Après Les Merveilles, chronique d’une famille en Ombrie, Alice Rohrbacher revient avec Heureux comme Lazzaro, où elle met en scène un jeune paysan ( Adriano Tardolio, une révélation). Il vit dans un hameau italien à l'écart du monde, au sein d’une communauté d’une trentaine de paysans très pauvres.
Ils cultivent du tabac pour la propriétaire des lieux, la riche et extravagante marquise Alfonsina de Luna, qui les exploite sans vergogne et en toute illégalité. Humiliés, méprisés traités comme des esclaves, ils ne sont non seulement pas payés, mais accumulent les dettes envers leur employeur qui en profite encore pus honteusement.
Et à leur tour, les fermiers tyrannisent Lazzaro, Mais ce garçon simplet, innocent, doux et taiseux, au visage naïf, habité d’une infinie bonté, exécutant les tâches les plus grossières, ne se plaint ni ne se rebelle jamais. Joyeux, serviable, il noue une amitié avec le beau Tancredi, le fils de la marquise, ado bourgeois arrogant et rebelle, qui abuse également de son inaltérable gentillesse tout en se montrant singulièrement complice.
Sur le chemin de la sainteté
Mais la police finit par débarquer pour mettre un terme à ces conditions féodales. C'est alors que Lazzaro, réfugié dans les collines, tombe d’une falaise et qu'un autre film commence. On se retrouve vingt ans après dans un décor urbain qui a remplacé la ruralité. Sauf que la situation est pire. Vieillis, usés, encore plus misérables, les mêmes paysans tentent de subsister en mendiant dans la crasse d’un bidonville près d’une voie de chemin de fer.
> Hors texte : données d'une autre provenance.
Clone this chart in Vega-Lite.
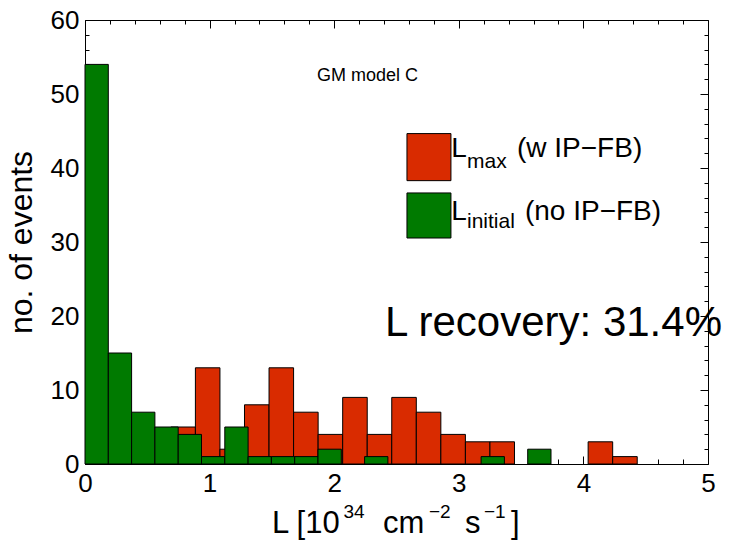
{
  "$schema": "https://vega.github.io/schema/vega-lite/v6.json",
  "width": 623,
  "height": 444,
  "autosize": {"type": "none"},
  "padding": {"left": 85, "top": 20, "right": 22, "bottom": 78},
  "background": "white",
  "config": {
    "font": "Liberation Sans",
    "view": {"stroke": "black", "strokeWidth": 1},
    "axis": {
      "domain": false,
      "grid": false,
      "ticks": true,
      "tickSize": -8,
      "tickColor": "black",
      "tickWidth": 1,
      "labelColor": "black",
      "labelFont": "Liberation Sans",
      "labelFontSize": 26,
      "labelFlush": false,
      "labelOverlap": false,
      "titleFont": "Liberation Sans",
      "titleFontWeight": "normal",
      "titleColor": "black",
      "zindex": 1
    }
  },
  "datasets": {
    "bars": [
      {"series": "max", "lo": 0.689, "hi": 0.886, "n": 5},
      {"series": "max", "lo": 0.886, "hi": 1.083, "n": 13},
      {"series": "max", "lo": 1.083, "hi": 1.280, "n": 2},
      {"series": "max", "lo": 1.280, "hi": 1.477, "n": 8},
      {"series": "max", "lo": 1.477, "hi": 1.674, "n": 13},
      {"series": "max", "lo": 1.674, "hi": 1.871, "n": 7},
      {"series": "max", "lo": 1.871, "hi": 2.068, "n": 4},
      {"series": "max", "lo": 2.068, "hi": 2.265, "n": 9},
      {"series": "max", "lo": 2.265, "hi": 2.462, "n": 4},
      {"series": "max", "lo": 2.462, "hi": 2.659, "n": 9},
      {"series": "max", "lo": 2.659, "hi": 2.856, "n": 7},
      {"series": "max", "lo": 2.856, "hi": 3.053, "n": 4},
      {"series": "max", "lo": 3.053, "hi": 3.250, "n": 3},
      {"series": "max", "lo": 3.250, "hi": 3.447, "n": 3},
      {"series": "max", "lo": 4.038, "hi": 4.235, "n": 3},
      {"series": "max", "lo": 4.235, "hi": 4.432, "n": 1},
      {"series": "initial", "lo": 0.000, "hi": 0.187, "n": 54},
      {"series": "initial", "lo": 0.187, "hi": 0.374, "n": 15},
      {"series": "initial", "lo": 0.374, "hi": 0.561, "n": 7},
      {"series": "initial", "lo": 0.561, "hi": 0.748, "n": 5},
      {"series": "initial", "lo": 0.748, "hi": 0.935, "n": 4},
      {"series": "initial", "lo": 0.935, "hi": 1.122, "n": 1},
      {"series": "initial", "lo": 1.122, "hi": 1.309, "n": 5},
      {"series": "initial", "lo": 1.309, "hi": 1.496, "n": 1},
      {"series": "initial", "lo": 1.496, "hi": 1.683, "n": 1},
      {"series": "initial", "lo": 1.683, "hi": 1.870, "n": 1},
      {"series": "initial", "lo": 1.870, "hi": 2.057, "n": 2},
      {"series": "initial", "lo": 2.244, "hi": 2.431, "n": 1},
      {"series": "initial", "lo": 3.179, "hi": 3.366, "n": 1},
      {"series": "initial", "lo": 3.553, "hi": 3.740, "n": 2}
    ],
    "keys": [
      {"series": "max", "x0": 2.584, "x1": 2.937, "y0": 38.29, "y1": 44.65},
      {"series": "initial", "x0": 2.584, "x1": 2.937, "y0": 30.54, "y1": 36.63}
    ],
    "notes": [
      {"kind": "key", "text": "L", "x": 2.94, "y": 41.54},
      {"kind": "sub", "text": "max", "x": 3.066, "y": 40.05},
      {"kind": "key", "text": "(w IP−FB)", "x": 3.467, "y": 41.54},
      {"kind": "key", "text": "L", "x": 2.94, "y": 33.02},
      {"kind": "sub", "text": "initial", "x": 3.066, "y": 31.94},
      {"kind": "key", "text": "(no IP−FB)", "x": 3.531, "y": 33.02},
      {"kind": "caption", "text": "GM model C", "x": 1.862, "y": 51.73},
      {"kind": "big", "text": "L recovery: 31.4%", "x": 2.408, "y": 17.23},
      {"kind": "title", "text": "L [10", "x": 1.50, "y": -9.34},
      {"kind": "sup", "text": "34", "x": 2.075, "y": -7.31},
      {"kind": "title", "text": "cm", "x": 2.392, "y": -9.34},
      {"kind": "sup", "text": "−2", "x": 2.761, "y": -7.31},
      {"kind": "title", "text": "s", "x": 3.050, "y": -9.34},
      {"kind": "sup", "text": "−1", "x": 3.202, "y": -7.31},
      {"kind": "title", "text": "]", "x": 3.419, "y": -9.34}
    ]
  },
  "resolve": {"axis": {"x": "independent", "y": "independent"}},
  "layer": [
    {
      "data": {"name": "bars"},
      "transform": [{"filter": "datum.series === 'max'"}],
      "mark": {"type": "rect", "stroke": "black", "strokeWidth": 1},
      "encoding": {
        "x": {
          "field": "lo", "type": "quantitative",
          "scale": {"domain": [0, 5], "nice": false},
          "axis": {
            "orient": "bottom",
            "title": null,
            "values": [0, 0.2, 0.4, 0.6, 0.8, 1, 1.2, 1.4, 1.6, 1.8, 2, 2.2, 2.4, 2.6, 2.8, 3, 3.2, 3.4, 3.6, 3.8, 4, 4.2, 4.4, 4.6, 4.8, 5],
            "labelExpr": "abs(datum.value - round(datum.value)) < 0.001 ? format(datum.value, 'd') : ''",
            "tickDash": {"condition": {"test": "abs(datum.value - round(datum.value)) < 0.001", "value": []}, "value": [5, 30]},
            "labelPadding": 14
          }
        },
        "x2": {"field": "hi"},
        "y": {
          "field": "n", "type": "quantitative",
          "scale": {"domain": [0, 60], "nice": false},
          "axis": {
            "orient": "left",
            "title": "no. of events",
            "titleFontSize": 32,
            "titlePadding": 12,
            "values": [0, 2, 4, 6, 8, 10, 12, 14, 16, 18, 20, 22, 24, 26, 28, 30, 32, 34, 36, 38, 40, 42, 44, 46, 48, 50, 52, 54, 56, 58, 60],
            "labelExpr": "datum.value % 10 === 0 ? format(datum.value, 'd') : ''",
            "tickDash": {"condition": {"test": "datum.value % 10 === 0", "value": []}, "value": [4, 30]},
            "labelPadding": 14
          }
        },
        "y2": {"datum": 0},
        "color": {"field": "series", "type": "nominal", "scale": {"domain": ["max", "initial"], "range": ["#d92b00", "#007a00"]}, "legend": null}
      }
    },
    {
      "data": {"name": "bars"},
      "transform": [{"filter": "datum.series === 'initial'"}],
      "mark": {"type": "rect", "stroke": "black", "strokeWidth": 1},
      "encoding": {
        "x": {
          "field": "lo", "type": "quantitative",
          "scale": {"domain": [0, 5], "nice": false},
          "axis": {
            "orient": "top",
            "title": null,
            "labels": false,
            "values": [0, 0.2, 0.4, 0.6, 0.8, 1, 1.2, 1.4, 1.6, 1.8, 2, 2.2, 2.4, 2.6, 2.8, 3, 3.2, 3.4, 3.6, 3.8, 4, 4.2, 4.4, 4.6, 4.8, 5],
            "tickDash": {"condition": {"test": "abs(datum.value - round(datum.value)) < 0.001", "value": []}, "value": [4, 30]}
          }
        },
        "x2": {"field": "hi"},
        "y": {
          "field": "n", "type": "quantitative",
          "scale": {"domain": [0, 60], "nice": false},
          "axis": {
            "orient": "right",
            "title": null,
            "labels": false,
            "values": [0, 2, 4, 6, 8, 10, 12, 14, 16, 18, 20, 22, 24, 26, 28, 30, 32, 34, 36, 38, 40, 42, 44, 46, 48, 50, 52, 54, 56, 58, 60],
            "tickDash": {"condition": {"test": "datum.value % 10 === 0", "value": []}, "value": [4, 30]}
          }
        },
        "y2": {"datum": 0},
        "color": {"field": "series", "type": "nominal", "scale": {"domain": ["max", "initial"], "range": ["#d92b00", "#007a00"]}, "legend": null}
      }
    },
    {
      "data": {"name": "keys"},
      "mark": {"type": "rect", "stroke": "black", "strokeWidth": 1},
      "encoding": {
        "x": {"field": "x0", "type": "quantitative", "scale": {"domain": [0, 5], "nice": false}, "axis": null},
        "x2": {"field": "x1"},
        "y": {"field": "y0", "type": "quantitative", "scale": {"domain": [0, 60], "nice": false}, "axis": null},
        "y2": {"field": "y1"},
        "color": {"field": "series", "type": "nominal", "scale": {"domain": ["max", "initial"], "range": ["#d92b00", "#007a00"]}, "legend": null}
      }
    },
    {
      "data": {"name": "notes"},
      "transform": [{"filter": "datum.kind === 'key'"}],
      "mark": {"type": "text", "align": "left", "baseline": "alphabetic", "font": "Liberation Sans", "fontSize": 28, "color": "black"},
      "encoding": {
        "x": {"field": "x", "type": "quantitative", "scale": {"domain": [0, 5], "nice": false}, "axis": null},
        "y": {"field": "y", "type": "quantitative", "scale": {"domain": [0, 60], "nice": false}, "axis": null},
        "text": {"field": "text"}
      }
    },
    {
      "data": {"name": "notes"},
      "transform": [{"filter": "datum.kind === 'sub'"}],
      "mark": {"type": "text", "align": "left", "baseline": "alphabetic", "font": "Liberation Sans", "fontSize": 21, "color": "black"},
      "encoding": {
        "x": {"field": "x", "type": "quantitative", "scale": {"domain": [0, 5], "nice": false}, "axis": null},
        "y": {"field": "y", "type": "quantitative", "scale": {"domain": [0, 60], "nice": false}, "axis": null},
        "text": {"field": "text"}
      }
    },
    {
      "data": {"name": "notes"},
      "transform": [{"filter": "datum.kind === 'caption'"}],
      "mark": {"type": "text", "align": "left", "baseline": "alphabetic", "font": "Liberation Sans", "fontSize": 18, "color": "black"},
      "encoding": {
        "x": {"field": "x", "type": "quantitative", "scale": {"domain": [0, 5], "nice": false}, "axis": null},
        "y": {"field": "y", "type": "quantitative", "scale": {"domain": [0, 60], "nice": false}, "axis": null},
        "text": {"field": "text"}
      }
    },
    {
      "data": {"name": "notes"},
      "transform": [{"filter": "datum.kind === 'big'"}],
      "mark": {"type": "text", "align": "left", "baseline": "alphabetic", "font": "Liberation Sans", "fontSize": 42, "color": "black"},
      "encoding": {
        "x": {"field": "x", "type": "quantitative", "scale": {"domain": [0, 5], "nice": false}, "axis": null},
        "y": {"field": "y", "type": "quantitative", "scale": {"domain": [0, 60], "nice": false}, "axis": null},
        "text": {"field": "text"}
      }
    },
    {
      "data": {"name": "notes"},
      "transform": [{"filter": "datum.kind === 'title'"}],
      "mark": {"type": "text", "align": "left", "baseline": "alphabetic", "font": "Liberation Sans", "fontSize": 31, "color": "black"},
      "encoding": {
        "x": {"field": "x", "type": "quantitative", "scale": {"domain": [0, 5], "nice": false}, "axis": null},
        "y": {"field": "y", "type": "quantitative", "scale": {"domain": [0, 60], "nice": false}, "axis": null},
        "text": {"field": "text"}
      }
    },
    {
      "data": {"name": "notes"},
      "transform": [{"filter": "datum.kind === 'sup'"}],
      "mark": {"type": "text", "align": "left", "baseline": "alphabetic", "font": "Liberation Sans", "fontSize": 19, "color": "black"},
      "encoding": {
        "x": {"field": "x", "type": "quantitative", "scale": {"domain": [0, 5], "nice": false}, "axis": null},
        "y": {"field": "y", "type": "quantitative", "scale": {"domain": [0, 60], "nice": false}, "axis": null},
        "text": {"field": "text"}
      }
    }
  ]
}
Et tandis qu’on le croyait mort, Lazzarro réapparaît tel qu’avant sa chute, physiquement, mentalement, moralement, portant les mêmes vêtements. Un bienheureux sur le chemin de la sainteté pour aider ses proches, son prénom faisant évidemment référence au mythe de la résurrection de Lazare.
Il est magnifiquement interprété par le génial Adriano Tardolio, atout majeur de cette œuvre entre passé et présent, néoréalisme et surréalisme, rêve et réalité sur fond de mystère et de mysticisme. Montrant sa compassion, son empathie envers les laissés pour compte, Alice Rohrwacher livre une émouvante et envoûtante fable politico-sociale aux accents pasoliniens. Dans cette parabole pleine de grâce et de poésie, récompensée par un Prix du scénario au dernier Festival de Cannes, elle dénonce l’injustice, l’inégalité, la servitude, l’indignité et la cruauté d’un monde déshumanisé.
A l’affiche dans les salles de Suisse romande dès mercredi 21 novembre.